The triumph of God's Anointed is your triumph by grant and so you sing. His triumph over Satan's temptations is your triumph
by grant and so you sing. His triumph over death - Satan's goal in temptation - is your triumph by grant and so you sing.
His triumph over Satan is sure and so is your triumph sure because your life is now hidden with Christ in God.
Why is singing such an irresistible response to the triumph
of God through his Anointed? Sure, obedience is a fitting response, but why does singing so cling to our worship of God? Could
it be that singing best represents the whole-life devotion to God that a gracious and triumphant deliverance would compel?
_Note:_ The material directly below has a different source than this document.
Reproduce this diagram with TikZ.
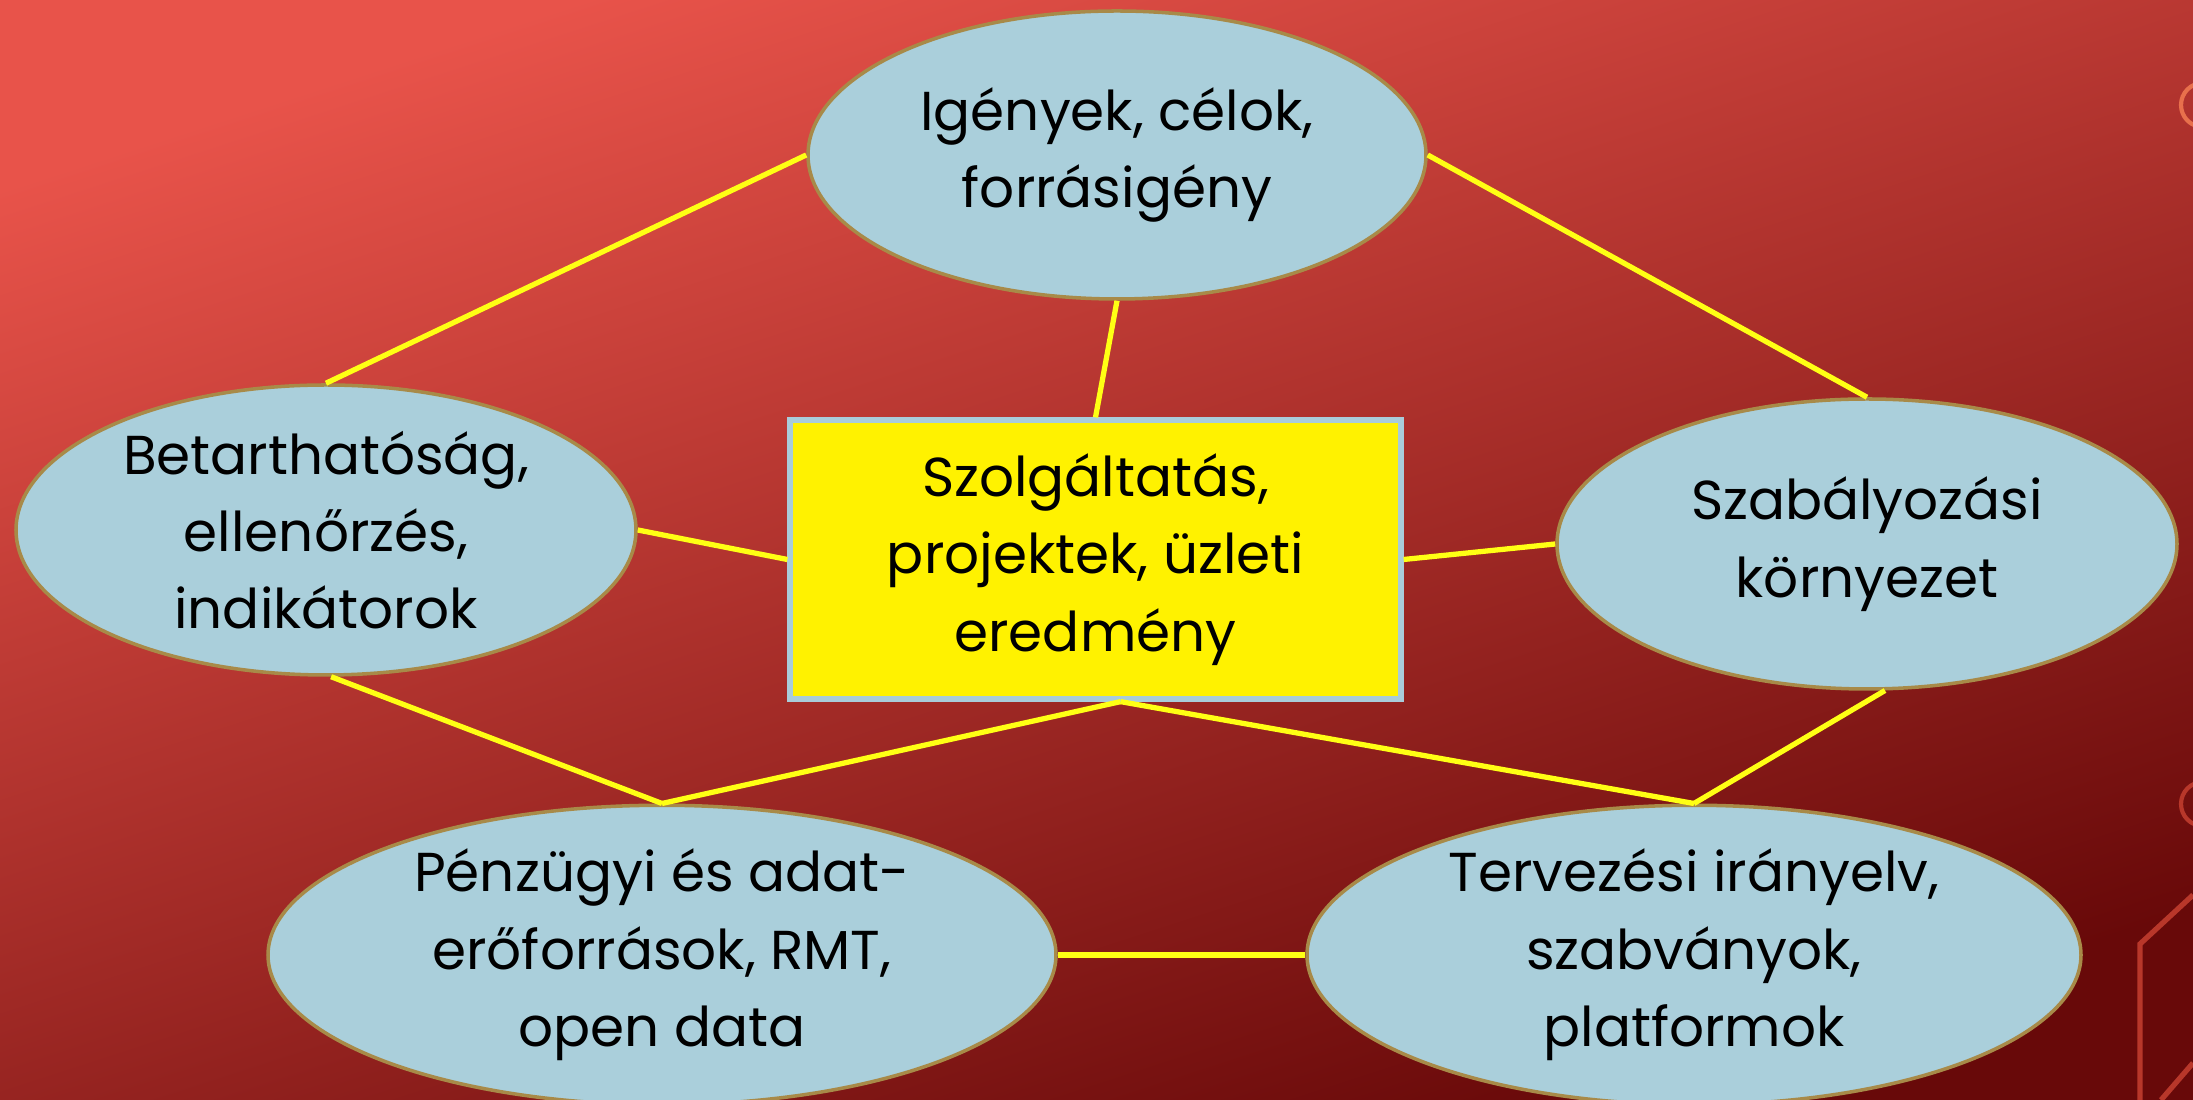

Think about it. Singing involves the giving of your mind to God (the formulation of scripture-marinated thoughts coherently
written down as words). Singing involves giving your body (carrying the tune, commanding the vocal chords, using the ear to
achieve harmony). Singing involves giving your heart (where else are you so unreserved with your whole being as you are when
singing?) Singing is the public jubilation of the sons of the Most High God. A jubilation fueled by the knowledge of
God's deliverance of you - not just someone from back then or someone living over there, but God's deliverance of
you - from a real enemy that had every justifiable reason to claim you and keep you as his own. But God has claimed
you as his own and He keeps you and He has every justifiable reason to do so because Jesus, his Anointed, "shared in
[our] humanity so that by his death he might destroy him who holds the power of death--that is, the devil (Heb 2:14). Neither
the devil nor your sin can speak against the justice of God in Christ crucified!
Whether we sing songs of joy or songs of lament, we sing to God because God has delivered us unto himself.
Such a deliverance has led many to write a song and many more to sing them.